Two methods of creation play out on this disc by FURT, the British electronic composition-performance duo of Richard Barrett and Paul Obermayer. The track Uranus is a forty-six-minute studio composition developed over a two-year period. In contrast, Curtains, the second track on the CD, is a twenty-six-minute improvisation recorded live and dedicated to the memory of Karlheinz Stockhausen. Both pieces undeniably impress, in part because of the near extrasensory connection that Barrett and Obermayer have developed by playing together since 1986.
 
Curtains sprawls across the sound field, as thin strident timbres are overlaid with low pulses.
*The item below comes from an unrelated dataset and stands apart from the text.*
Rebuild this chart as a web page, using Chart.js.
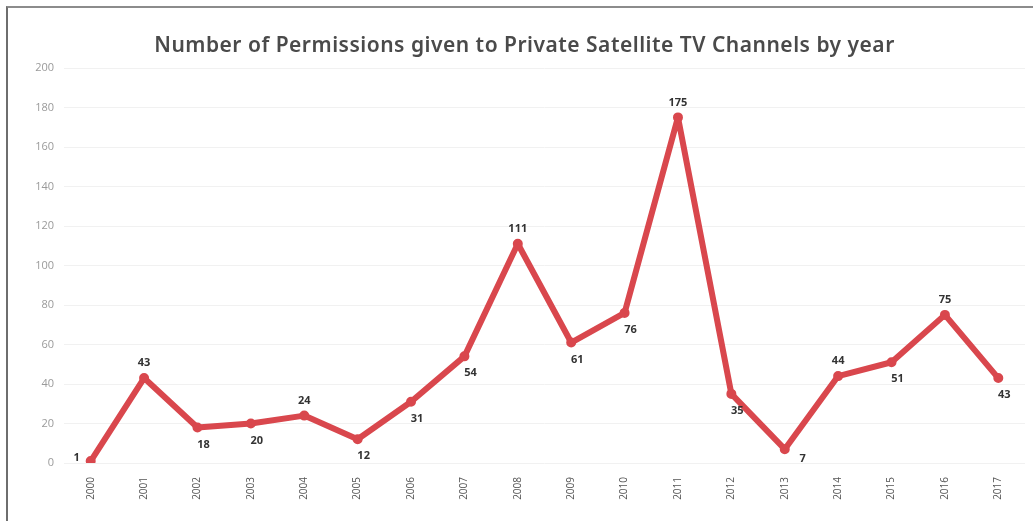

Mixed in are faint suggestions of pre-recorded liturgical music, plus samples of funereal drumbeats and piano chording. By the finale, as machine-like jagged textures wave and resonate, a super-quick, cartoon-like melody alternates with triggered stop-start pulses and ring-modulator peals, until a descending, echoing piano arpeggio connects with a ghostly, melancholy cry.
 
More diffuse than Curtains, and with greater scope for varied exploration, the segmented Uranus offers a dozen different strategies, both acoustic and mechanized. Wooden-sounding plinks and watery pulses share space with discordant episodes of rapidly rotating mechanized chirps, mallet-driven, vibes-like textures, and near-bestial growls. Having time, energy, and liberty, FURT expands the number of paths open to committed electroacoustic experimenters.